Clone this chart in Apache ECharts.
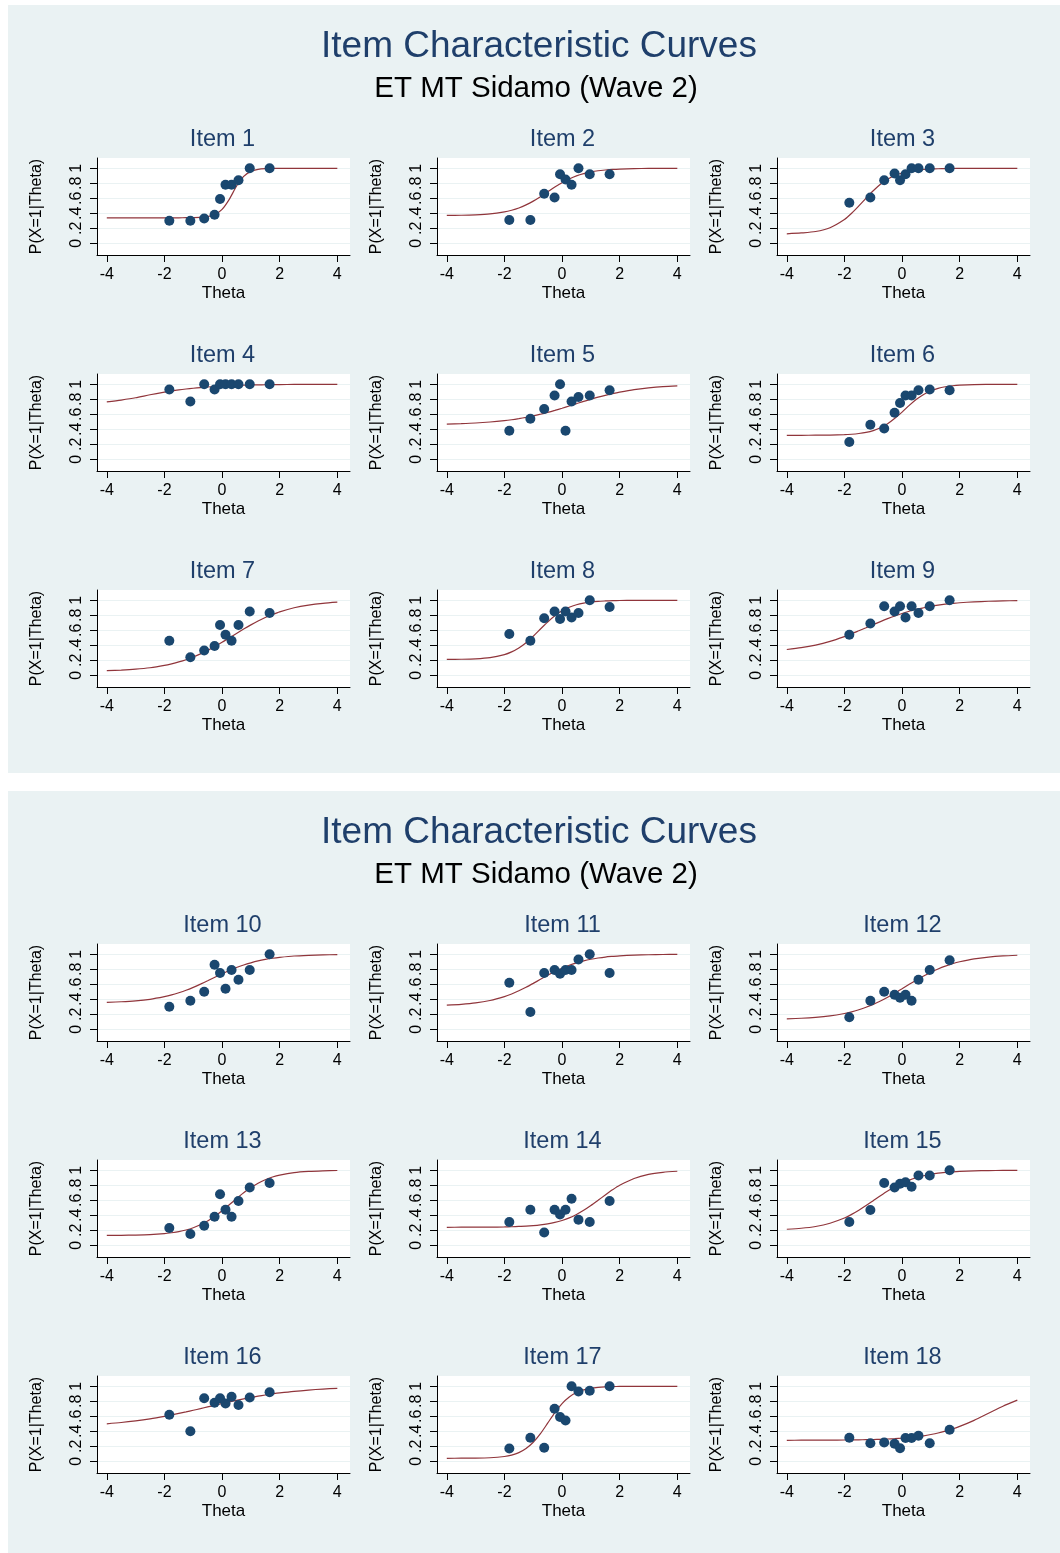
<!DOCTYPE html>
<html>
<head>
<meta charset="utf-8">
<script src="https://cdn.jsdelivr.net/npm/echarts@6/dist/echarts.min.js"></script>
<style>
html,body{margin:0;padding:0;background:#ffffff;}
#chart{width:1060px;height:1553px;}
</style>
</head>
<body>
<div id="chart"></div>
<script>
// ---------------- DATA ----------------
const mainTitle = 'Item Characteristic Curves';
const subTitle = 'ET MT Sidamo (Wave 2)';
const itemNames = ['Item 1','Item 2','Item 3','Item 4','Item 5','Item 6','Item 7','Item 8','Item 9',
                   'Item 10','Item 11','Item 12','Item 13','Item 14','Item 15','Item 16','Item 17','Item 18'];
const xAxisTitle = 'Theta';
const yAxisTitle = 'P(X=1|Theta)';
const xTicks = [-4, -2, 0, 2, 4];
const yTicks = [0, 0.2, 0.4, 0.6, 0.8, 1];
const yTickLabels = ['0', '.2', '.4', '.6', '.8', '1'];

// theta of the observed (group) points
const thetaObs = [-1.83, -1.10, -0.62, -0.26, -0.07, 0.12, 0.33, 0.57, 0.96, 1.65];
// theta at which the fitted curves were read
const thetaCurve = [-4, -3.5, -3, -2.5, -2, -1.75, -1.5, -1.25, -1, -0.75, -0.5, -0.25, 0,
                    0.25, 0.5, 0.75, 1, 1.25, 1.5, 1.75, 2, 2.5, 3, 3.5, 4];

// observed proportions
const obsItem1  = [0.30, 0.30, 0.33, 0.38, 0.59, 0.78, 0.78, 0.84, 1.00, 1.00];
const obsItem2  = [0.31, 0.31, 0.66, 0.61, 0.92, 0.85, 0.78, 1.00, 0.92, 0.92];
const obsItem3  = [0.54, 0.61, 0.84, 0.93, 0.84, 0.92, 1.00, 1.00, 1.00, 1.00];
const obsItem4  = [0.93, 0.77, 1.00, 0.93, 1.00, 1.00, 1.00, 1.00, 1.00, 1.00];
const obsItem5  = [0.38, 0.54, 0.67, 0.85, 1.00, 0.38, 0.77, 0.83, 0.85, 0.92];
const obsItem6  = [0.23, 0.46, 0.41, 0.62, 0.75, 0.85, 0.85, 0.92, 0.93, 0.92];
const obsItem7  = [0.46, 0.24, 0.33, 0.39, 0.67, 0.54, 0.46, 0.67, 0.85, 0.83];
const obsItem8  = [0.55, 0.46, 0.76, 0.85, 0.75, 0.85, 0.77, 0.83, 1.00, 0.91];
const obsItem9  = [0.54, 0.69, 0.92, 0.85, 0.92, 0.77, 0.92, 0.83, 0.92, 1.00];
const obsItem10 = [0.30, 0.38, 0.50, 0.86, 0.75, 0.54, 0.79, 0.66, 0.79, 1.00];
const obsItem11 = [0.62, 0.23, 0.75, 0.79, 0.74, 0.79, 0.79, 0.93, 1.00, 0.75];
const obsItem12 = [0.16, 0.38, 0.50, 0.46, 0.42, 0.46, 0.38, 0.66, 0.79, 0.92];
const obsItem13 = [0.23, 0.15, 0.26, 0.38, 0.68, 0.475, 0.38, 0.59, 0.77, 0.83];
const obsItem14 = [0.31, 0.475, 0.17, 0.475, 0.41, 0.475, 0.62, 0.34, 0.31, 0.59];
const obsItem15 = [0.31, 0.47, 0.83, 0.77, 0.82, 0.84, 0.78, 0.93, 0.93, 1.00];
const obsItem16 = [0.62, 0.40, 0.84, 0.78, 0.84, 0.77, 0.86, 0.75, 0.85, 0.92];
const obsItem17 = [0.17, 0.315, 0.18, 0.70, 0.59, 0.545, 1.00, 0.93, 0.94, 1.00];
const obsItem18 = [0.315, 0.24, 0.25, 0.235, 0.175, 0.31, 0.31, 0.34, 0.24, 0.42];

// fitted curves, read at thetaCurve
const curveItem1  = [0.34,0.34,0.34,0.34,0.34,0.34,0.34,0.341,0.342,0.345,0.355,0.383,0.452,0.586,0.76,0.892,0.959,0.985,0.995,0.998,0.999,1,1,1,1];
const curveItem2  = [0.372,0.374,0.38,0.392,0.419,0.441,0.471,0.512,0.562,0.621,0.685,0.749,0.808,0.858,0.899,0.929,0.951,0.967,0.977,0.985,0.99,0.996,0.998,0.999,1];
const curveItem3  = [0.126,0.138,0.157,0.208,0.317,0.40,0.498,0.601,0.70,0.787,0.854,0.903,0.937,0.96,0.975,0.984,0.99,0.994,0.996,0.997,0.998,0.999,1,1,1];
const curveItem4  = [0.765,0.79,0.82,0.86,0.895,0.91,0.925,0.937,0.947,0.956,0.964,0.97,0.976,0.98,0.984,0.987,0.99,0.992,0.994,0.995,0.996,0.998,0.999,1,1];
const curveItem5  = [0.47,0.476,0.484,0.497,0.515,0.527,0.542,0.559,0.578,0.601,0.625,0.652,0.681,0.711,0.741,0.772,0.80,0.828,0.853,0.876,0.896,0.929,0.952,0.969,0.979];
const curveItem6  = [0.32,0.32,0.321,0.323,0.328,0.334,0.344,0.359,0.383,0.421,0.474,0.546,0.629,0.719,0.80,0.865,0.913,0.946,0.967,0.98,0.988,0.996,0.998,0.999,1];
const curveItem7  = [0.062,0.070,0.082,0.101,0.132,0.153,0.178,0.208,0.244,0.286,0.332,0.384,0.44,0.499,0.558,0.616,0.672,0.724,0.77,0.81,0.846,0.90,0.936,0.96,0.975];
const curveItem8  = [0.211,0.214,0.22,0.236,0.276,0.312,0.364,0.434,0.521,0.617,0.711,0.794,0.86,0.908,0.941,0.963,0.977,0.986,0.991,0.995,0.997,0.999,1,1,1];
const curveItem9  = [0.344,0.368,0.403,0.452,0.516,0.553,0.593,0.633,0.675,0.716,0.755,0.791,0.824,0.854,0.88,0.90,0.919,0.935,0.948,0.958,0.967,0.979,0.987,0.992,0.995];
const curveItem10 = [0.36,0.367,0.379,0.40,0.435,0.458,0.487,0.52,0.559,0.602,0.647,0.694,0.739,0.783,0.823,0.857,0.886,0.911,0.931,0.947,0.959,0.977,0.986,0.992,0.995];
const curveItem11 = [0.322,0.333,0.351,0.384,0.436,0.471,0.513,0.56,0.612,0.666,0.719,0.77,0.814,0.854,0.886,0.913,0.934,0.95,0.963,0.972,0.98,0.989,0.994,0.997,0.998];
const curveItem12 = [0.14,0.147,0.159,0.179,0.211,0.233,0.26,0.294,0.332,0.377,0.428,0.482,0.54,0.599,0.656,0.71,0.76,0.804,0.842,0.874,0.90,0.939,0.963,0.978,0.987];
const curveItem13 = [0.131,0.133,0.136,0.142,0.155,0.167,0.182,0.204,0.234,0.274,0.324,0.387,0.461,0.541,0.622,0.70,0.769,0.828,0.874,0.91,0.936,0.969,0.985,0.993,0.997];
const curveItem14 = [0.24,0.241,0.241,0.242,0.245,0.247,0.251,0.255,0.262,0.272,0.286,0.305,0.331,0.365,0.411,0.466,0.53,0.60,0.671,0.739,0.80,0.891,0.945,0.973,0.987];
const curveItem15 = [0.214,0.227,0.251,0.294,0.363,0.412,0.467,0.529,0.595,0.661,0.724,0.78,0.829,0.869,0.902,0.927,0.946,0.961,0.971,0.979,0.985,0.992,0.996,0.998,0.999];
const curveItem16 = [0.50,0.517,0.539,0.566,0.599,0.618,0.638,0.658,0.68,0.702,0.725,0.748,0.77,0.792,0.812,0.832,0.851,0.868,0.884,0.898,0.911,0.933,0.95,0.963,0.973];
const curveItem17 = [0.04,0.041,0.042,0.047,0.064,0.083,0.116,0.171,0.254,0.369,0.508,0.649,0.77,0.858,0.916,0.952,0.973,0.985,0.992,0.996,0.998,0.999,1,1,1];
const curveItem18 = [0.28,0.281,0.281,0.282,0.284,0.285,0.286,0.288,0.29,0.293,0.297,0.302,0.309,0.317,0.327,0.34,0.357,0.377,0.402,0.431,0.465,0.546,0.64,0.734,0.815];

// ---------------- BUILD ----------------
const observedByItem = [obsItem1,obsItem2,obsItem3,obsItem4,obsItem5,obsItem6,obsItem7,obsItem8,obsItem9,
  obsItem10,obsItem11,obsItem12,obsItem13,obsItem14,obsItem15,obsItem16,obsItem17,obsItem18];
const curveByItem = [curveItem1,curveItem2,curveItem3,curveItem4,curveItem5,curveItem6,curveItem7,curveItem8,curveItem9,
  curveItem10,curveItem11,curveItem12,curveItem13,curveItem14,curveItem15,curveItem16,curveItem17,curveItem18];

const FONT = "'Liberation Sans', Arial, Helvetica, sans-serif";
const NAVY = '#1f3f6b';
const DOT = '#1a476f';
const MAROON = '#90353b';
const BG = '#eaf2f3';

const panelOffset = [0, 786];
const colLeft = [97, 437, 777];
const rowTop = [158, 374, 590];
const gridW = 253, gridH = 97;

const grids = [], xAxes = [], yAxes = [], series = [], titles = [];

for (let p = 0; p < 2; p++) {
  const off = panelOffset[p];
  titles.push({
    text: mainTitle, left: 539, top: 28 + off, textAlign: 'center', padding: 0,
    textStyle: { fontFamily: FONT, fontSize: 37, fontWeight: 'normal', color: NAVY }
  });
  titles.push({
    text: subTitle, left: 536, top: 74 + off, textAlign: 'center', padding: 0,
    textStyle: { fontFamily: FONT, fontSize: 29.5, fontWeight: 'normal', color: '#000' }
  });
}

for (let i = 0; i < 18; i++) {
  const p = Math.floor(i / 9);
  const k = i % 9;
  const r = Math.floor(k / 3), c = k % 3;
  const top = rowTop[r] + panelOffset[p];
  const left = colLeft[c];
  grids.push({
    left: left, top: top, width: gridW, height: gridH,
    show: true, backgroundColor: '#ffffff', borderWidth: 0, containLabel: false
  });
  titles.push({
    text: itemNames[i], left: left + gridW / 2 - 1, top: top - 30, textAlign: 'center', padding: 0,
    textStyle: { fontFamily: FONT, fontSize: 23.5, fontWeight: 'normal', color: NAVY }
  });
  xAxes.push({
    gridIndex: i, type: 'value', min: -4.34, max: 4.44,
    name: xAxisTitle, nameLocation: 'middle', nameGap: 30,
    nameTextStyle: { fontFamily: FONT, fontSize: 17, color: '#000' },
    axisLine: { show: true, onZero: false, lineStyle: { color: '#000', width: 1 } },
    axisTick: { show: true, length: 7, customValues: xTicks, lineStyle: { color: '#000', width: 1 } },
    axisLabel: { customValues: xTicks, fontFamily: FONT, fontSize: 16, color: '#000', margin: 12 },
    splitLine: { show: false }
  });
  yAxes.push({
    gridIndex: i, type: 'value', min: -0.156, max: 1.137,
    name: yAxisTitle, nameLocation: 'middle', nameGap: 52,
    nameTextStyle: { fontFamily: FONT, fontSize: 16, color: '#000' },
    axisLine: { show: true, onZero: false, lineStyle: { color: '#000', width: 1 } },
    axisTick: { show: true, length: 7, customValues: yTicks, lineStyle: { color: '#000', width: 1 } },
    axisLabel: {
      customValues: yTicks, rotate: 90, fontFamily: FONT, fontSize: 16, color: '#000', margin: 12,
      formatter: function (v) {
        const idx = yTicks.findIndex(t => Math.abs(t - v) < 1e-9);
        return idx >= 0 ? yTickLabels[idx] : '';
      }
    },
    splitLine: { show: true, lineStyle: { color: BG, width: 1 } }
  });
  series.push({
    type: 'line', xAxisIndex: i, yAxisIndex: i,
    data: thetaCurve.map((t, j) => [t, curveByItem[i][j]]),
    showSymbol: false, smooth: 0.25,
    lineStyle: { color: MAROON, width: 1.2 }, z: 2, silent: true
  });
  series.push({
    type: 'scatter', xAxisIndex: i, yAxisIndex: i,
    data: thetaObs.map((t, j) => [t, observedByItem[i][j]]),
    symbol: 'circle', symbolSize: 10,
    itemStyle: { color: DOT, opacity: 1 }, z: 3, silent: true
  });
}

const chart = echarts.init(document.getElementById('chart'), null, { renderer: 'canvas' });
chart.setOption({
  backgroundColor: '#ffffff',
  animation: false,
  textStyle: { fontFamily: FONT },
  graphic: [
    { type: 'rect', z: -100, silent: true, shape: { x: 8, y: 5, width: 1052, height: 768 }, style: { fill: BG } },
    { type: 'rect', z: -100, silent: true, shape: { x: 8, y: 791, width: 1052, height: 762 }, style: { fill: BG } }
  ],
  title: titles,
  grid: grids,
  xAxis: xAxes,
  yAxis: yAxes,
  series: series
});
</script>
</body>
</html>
================
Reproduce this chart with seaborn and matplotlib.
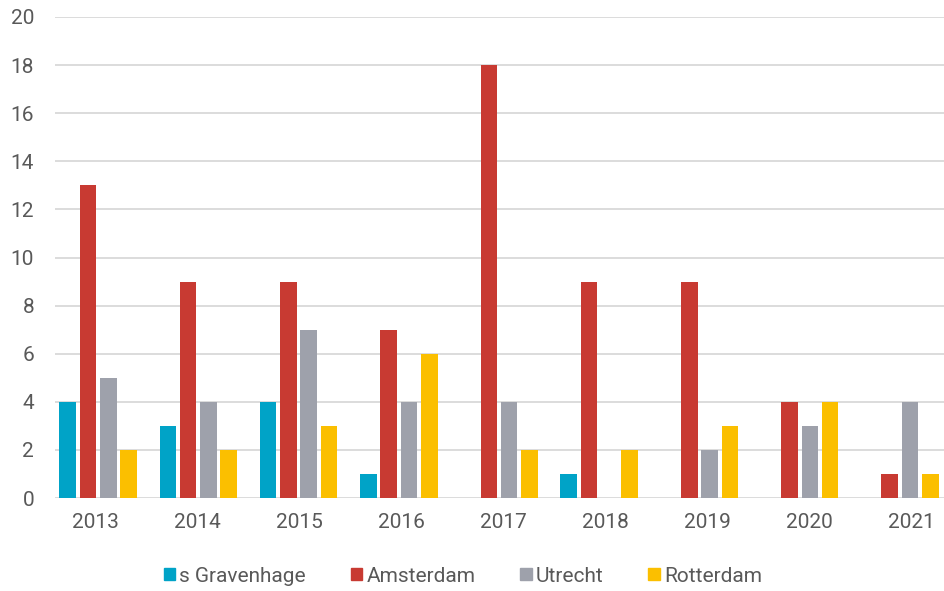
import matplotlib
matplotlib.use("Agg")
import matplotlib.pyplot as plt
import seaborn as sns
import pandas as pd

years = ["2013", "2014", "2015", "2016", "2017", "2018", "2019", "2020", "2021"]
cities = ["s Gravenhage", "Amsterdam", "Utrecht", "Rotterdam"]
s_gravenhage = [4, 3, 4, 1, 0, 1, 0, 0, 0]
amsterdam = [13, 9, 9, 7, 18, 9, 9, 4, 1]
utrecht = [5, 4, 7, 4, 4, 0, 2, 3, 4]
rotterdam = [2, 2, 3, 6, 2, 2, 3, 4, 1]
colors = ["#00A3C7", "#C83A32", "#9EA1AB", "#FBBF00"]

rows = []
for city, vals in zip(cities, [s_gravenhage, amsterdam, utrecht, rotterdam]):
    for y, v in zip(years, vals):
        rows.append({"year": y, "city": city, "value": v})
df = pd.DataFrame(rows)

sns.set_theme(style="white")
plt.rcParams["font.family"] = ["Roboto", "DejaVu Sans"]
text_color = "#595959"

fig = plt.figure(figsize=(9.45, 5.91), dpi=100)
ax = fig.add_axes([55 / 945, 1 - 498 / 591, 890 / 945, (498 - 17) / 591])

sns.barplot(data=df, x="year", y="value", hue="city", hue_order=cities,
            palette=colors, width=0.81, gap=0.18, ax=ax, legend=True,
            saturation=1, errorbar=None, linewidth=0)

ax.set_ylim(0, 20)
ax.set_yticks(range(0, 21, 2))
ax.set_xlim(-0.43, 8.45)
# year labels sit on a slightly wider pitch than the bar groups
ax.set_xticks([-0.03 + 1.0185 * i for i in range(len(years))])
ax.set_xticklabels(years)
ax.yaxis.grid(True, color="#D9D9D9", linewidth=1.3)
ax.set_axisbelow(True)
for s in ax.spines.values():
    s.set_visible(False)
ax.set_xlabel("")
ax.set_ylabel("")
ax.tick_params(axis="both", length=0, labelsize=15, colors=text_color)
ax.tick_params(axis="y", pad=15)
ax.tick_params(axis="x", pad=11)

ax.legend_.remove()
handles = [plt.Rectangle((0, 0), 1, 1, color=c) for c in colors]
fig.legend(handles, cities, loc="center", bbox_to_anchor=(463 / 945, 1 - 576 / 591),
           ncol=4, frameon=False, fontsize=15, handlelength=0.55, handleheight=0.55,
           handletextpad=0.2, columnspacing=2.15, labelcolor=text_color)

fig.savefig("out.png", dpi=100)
================
### TASK TO CARRY OUT
Where a line contains "seaborn", copy that line.

### THE ANSWER
Reproduce this chart with seaborn and matplotlib.
import seaborn as sns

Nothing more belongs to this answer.